Detect issues from log patterns:

# Example: Grafana alert rule for error rate
apiVersion: 1
groups:
  - name: log_alerts
    rules:
      - alert: HighErrorRate
        expr: |
          sum(rate({job=~".*"} |= "ERROR" [5m])) by (job)
          /
          sum(rate({job=~".*"} [5m])) by (job)
          > 0.01
        for: 5m
        labels:
          severity: critical
        annotations:
          summary: "High error rate detected"

      - alert: SlowPayments
        expr: |
          avg_over_time(
            {job="payment-service"} |= "payment_processed" | json | duration_ms [10m]
          ) > 500
        labels:
          severity: warning

Alert patterns:

  • Error rate spike: % of error logs / total logs > threshold
  • New error pattern: Count of unique exception types increased
  • Missing logs: Log volume dropped below expected baseline
  • Security event: Pattern matching known attack signatures

Best Practices

  • Standardize log levels. Use ERROR, WARN, INFO, DEBUG consistently across all services.
  • Include correlation IDs. Every log must have trace_id, span_id, or request_id for cross-service debugging.
  • Avoid logging in tight loops. Batch or skip loop logs to prevent log flooding.
  • Sample high-volume logs. Not every request needs full debug logging.
  • Monitor the pipeline. Alert if log shipping falls behind or storage fills up.
  • Document your schema. Teams need to know which fields are available for queries.

Common Mistakes

  • Unstructured logs everywhere. Parsing text logs at ingest time is fragile and slow.
  • No retention strategy. Storage costs grow exponentially without lifecycle policies.
  • Over-logging. Debug-level logs in production overwhelm the pipeline and hide real issues.
  • Missing context. Logs without service name, environment, or trace IDs are nearly useless.
  • Ignoring backpressure. Log shippers that crash under load create blind spots.

Variants

  • Cloud-native: AWS CloudWatch Logs, Google Cloud Logging, Azure Monitor Logs (managed, but vendor-specific)
  • Open-source stack: ELK (Elasticsearch, Logstash, Kibana) or PLG (Promtail, Loki, Grafana)
  • Enterprise: Splunk, Datadog, Sumo Logic (rich features, higher cost)
  • Edge aggregation: Local log aggregation before central shipping (reduces network cost)

FAQ

Q: Should I use ELK or Loki? ELK is more mature and feature-rich. Loki is simpler, cheaper at scale, and integrates natively with Grafana. Choose ELK for complex search; Loki for cost-efficient observability.

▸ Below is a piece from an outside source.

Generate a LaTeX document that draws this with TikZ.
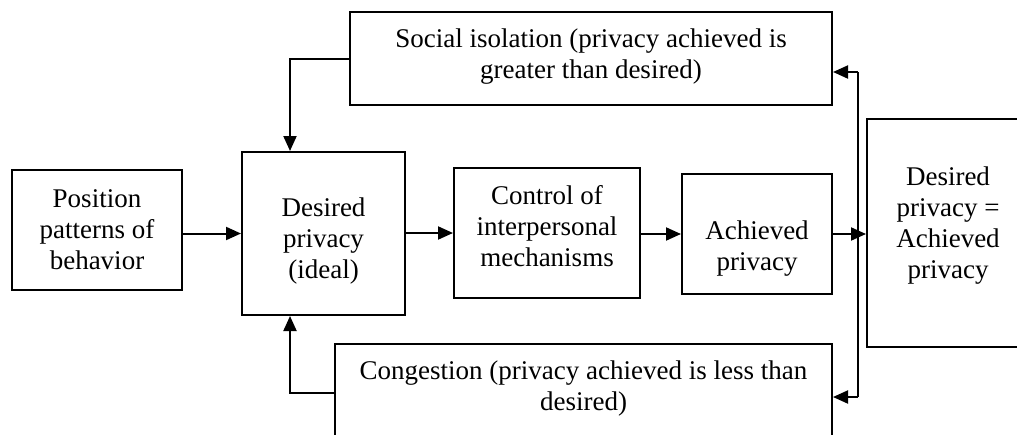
\documentclass[tikz,border=0pt]{standalone}
\usepackage{fontspec}
\setmainfont{Liberation Serif}
\usetikzlibrary{arrows.meta}
\begin{document}
\begin{tikzpicture}[x=1pt,y=-1pt,
  box/.style={draw, line width=2pt, inner sep=0pt},
  txt/.style={align=center, inner sep=0pt, font=\fontsize{27}{31}\selectfont},
  arr/.style={line width=2pt, -{Triangle[length=15pt,width=13pt]}},
  ln/.style={line width=2pt}]
\useasboundingbox (0,0) rectangle (1017,434);
\clip (0,0) rectangle (1017,434);
% boxes
\node[box, minimum width=170, minimum height=120] (pos) at (97,230) {};
\node[box, minimum width=163, minimum height=163] (des) at (323.5,233.5) {};
\node[box, minimum width=186, minimum height=130] (ctl) at (547,233) {};
\node[box, minimum width=150, minimum height=120] (ach) at (757,234) {};
\node[box, minimum width=162, minimum height=228] (eq) at (948,233) {};
\node[box, minimum width=482, minimum height=93] (soc) at (591,58.5) {};
\node[box, minimum width=497, minimum height=98] (con) at (583.5,393) {};
% texts
\node[txt] (posT) at ([yshift=0pt]pos.center) {Position\\patterns of\\behavior};
\node[txt] (desT) at ([yshift=-8pt]des.center) {Desired\\privacy\\(ideal)};
\node[txt] (ctlT) at ([yshift=7pt]ctl.center) {Control of\\interpersonal\\mechanisms};
\node[txt] (achT) at ([yshift=-15pt]ach.center) {Achieved\\privacy};
\node[txt] (eqT) at ([yshift=7pt]eq.center) {Desired\\privacy =\\Achieved\\privacy};
\node[txt] (socT) at ([yshift=2pt]soc.center) {Social isolation (privacy achieved is\\greater than desired)};
\node[txt] (conT) at ([yshift=4pt]con.center) {Congestion (privacy achieved is less than\\desired)};
% connectors
\coordinate (jt) at (858,72);
\coordinate (jb) at (858,397);
\draw[arr] (pos.east |- des) -- (des.west);
\draw[arr] (des.east |- ctl) -- (ctl.west);
\draw[arr] (ctl.east |- ach) -- (ach.west);
\draw[arr] (ach.east) -- (ach.east -| eq.west);
\draw[ln] (jt) -- (jb);
\draw[arr] (jt) -- (jt -| soc.east);
\draw[arr] (jb) -- (jb -| con.east);
\draw[arr] (soc.west) -| ([xshift=-33.5pt]des.north);
\draw[arr] (con.west) -| ([xshift=-33.5pt]des.south);
\end{tikzpicture}
\end{document}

Q: How do I handle multi-line logs (stack traces)? Use log shippers with multiline parsing (Filebeat multiline.pattern, Fluent Bit multiline.parser) or log directly as JSON with the stack trace as a single field.

Q: How much does log aggregation cost? At high scale, log storage is often your largest observability cost. Use sampling, aggressive retention policies, and tiered storage to control costs.

Q: Can I use logs for metrics? Yes — most platforms support log-based metrics (counting log lines over time, extracting numeric fields). This avoids dual-instrumentation but is less efficient than dedicated metrics.

Conclusion

Log aggregation transforms scattered application output into a unified debugging and auditing platform. By adopting structured logging, choosing the right shipping strategy, and designing smart retention policies, you build an observability foundation that scales with your infrastructure.